REQUIREMENT
Reproduce nothing but the lines from the start of the material through the line that includes "ax = fig.add_axes([0, 0, 1, 1])", both ends included, and omit every picture.

========

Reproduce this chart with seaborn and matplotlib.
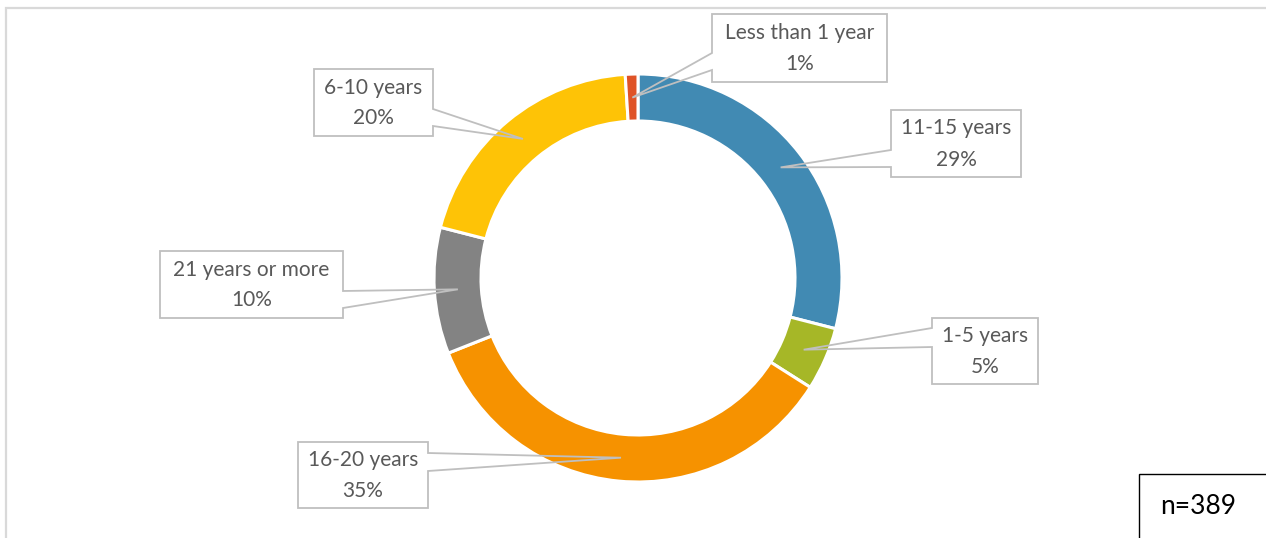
import matplotlib
matplotlib.use("Agg")
import matplotlib.pyplot as plt
from matplotlib.patches import Polygon, Rectangle
import numpy as np
import seaborn as sns

# Years of experience, share of respondents (%)
categories = ["11-15 years", "1-5 years", "16-20 years", "21 years or more",
              "6-10 years", "Less than 1 year"]
shares = [29, 5, 35, 10, 20, 1]
colors = ["#418AB3", "#A6B727", "#F69200", "#838383", "#FEC306", "#DF5327"]
sample_note = "n=389"

# Callout boxes (pixel coordinates): x0, y0, x1, y1, side of the pointer,
# pointer base start/end along that side
callouts = [
    (891, 110, 1021, 177, "left", 150, 167),
    (932, 318, 1038, 384, "left", 328, 347),
    (298, 442, 428, 508, "right", 453, 471),
    (160, 251, 343, 318, "right", 291, 308),
    (314, 69, 433, 136, "right", 109, 126),
    (712, 14, 887, 82, "left", 53, 70),
]

sns.set_theme(style="white")
plt.rcParams["font.family"] = ["Lato", "DejaVu Sans"]

W, H = 1266, 538
fig = plt.figure(figsize=(W / 100, H / 100), dpi=100)
ax = fig.add_axes([0, 0, 1, 1])

cx, cy, R = 638, 278, 204
ring = 47

wedges, _ = ax.pie(
    shares, colors=colors, center=(cx, cy), radius=R,
    startangle=-90, counterclock=True, frame=True,
    wedgeprops=dict(width=ring, edgecolor="white", linewidth=2.2),
)

ax.set_xlim(0, W)
ax.set_ylim(H, 0)
ax.set_aspect("auto")
ax.axis("off")

# Chart area border (left and top edges)
ax.plot([6, 6, W], [H, 8, 8], color="#D9D9D9", lw=1.6,
        solid_joinstyle="miter", solid_capstyle="butt")

# Callouts pointing to the middle of each ring segment
total = sum(shares)
cum = np.cumsum([0] + shares[:-1])
r_mid = R - ring / 2
txt_color = "#595959"
for cat, val, start, (x0, y0, x1, y1, side, b0, b1) in zip(
        categories, shares, cum, callouts):
    frac = (start + val / 2) / total
    ang = 2 * np.pi * frac
    tx = cx + r_mid * np.sin(ang)
    ty = cy - r_mid * np.cos(ang)
    if side == "left":
        pts = [(x0, y0), (x1, y0), (x1, y1), (x0, y1), (x0, b1), (tx, ty), (x0, b0)]
    else:
        pts = [(x0, y0), (x1, y0), (x1, b0), (tx, ty), (x1, b1), (x1, y1), (x0, y1)]
    ax.add_patch(Rectangle((x0, y0), x1 - x0, y1 - y0, facecolor="white",
                           edgecolor="none", zorder=3))
    ax.add_patch(Polygon(pts, closed=True, fill=False, edgecolor="#BFBFBF",
                         lw=1.3, joinstyle="miter", zorder=4))
    xm = (x0 + x1) / 2
    ym = (y0 + y1) / 2
    ax.text(xm, ym - 15, cat, ha="center", va="center", fontsize=15,
            color=txt_color, zorder=5)
    ax.text(xm, ym + 16, f"{val}%", ha="center", va="center", fontsize=15,
            color=txt_color, zorder=5)

# Sample size box (left and top edges; it runs off the canvas)
ax.plot([1139, 1139, W], [H, 474, 474], color="black", lw=1.0,
        solid_joinstyle="miter", solid_capstyle="butt", zorder=4)
ax.text(1198, 506, sample_note, ha="center", va="center", fontsize=19,
        color="black", zorder=5)

fig.savefig("out.png", dpi=100, facecolor="white")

========

SOLUTION TO THIS PROBLEM
Reproduce this chart with seaborn and matplotlib.
import matplotlib
matplotlib.use("Agg")
import matplotlib.pyplot as plt
from matplotlib.patches import Polygon, Rectangle
import numpy as np
import seaborn as sns

# Years of experience, share of respondents (%)
categories = ["11-15 years", "1-5 years", "16-20 years", "21 years or more",
              "6-10 years", "Less than 1 year"]
shares = [29, 5, 35, 10, 20, 1]
colors = ["#418AB3", "#A6B727", "#F69200", "#838383", "#FEC306", "#DF5327"]
sample_note = "n=389"

# Callout boxes (pixel coordinates): x0, y0, x1, y1, side of the pointer,
# pointer base start/end along that side
callouts = [
    (891, 110, 1021, 177, "left", 150, 167),
    (932, 318, 1038, 384, "left", 328, 347),
    (298, 442, 428, 508, "right", 453, 471),
    (160, 251, 343, 318, "right", 291, 308),
    (314, 69, 433, 136, "right", 109, 126),
    (712, 14, 887, 82, "left", 53, 70),
]

sns.set_theme(style="white")
plt.rcParams["font.family"] = ["Lato", "DejaVu Sans"]

W, H = 1266, 538
fig = plt.figure(figsize=(W / 100, H / 100), dpi=100)
ax = fig.add_axes([0, 0, 1, 1])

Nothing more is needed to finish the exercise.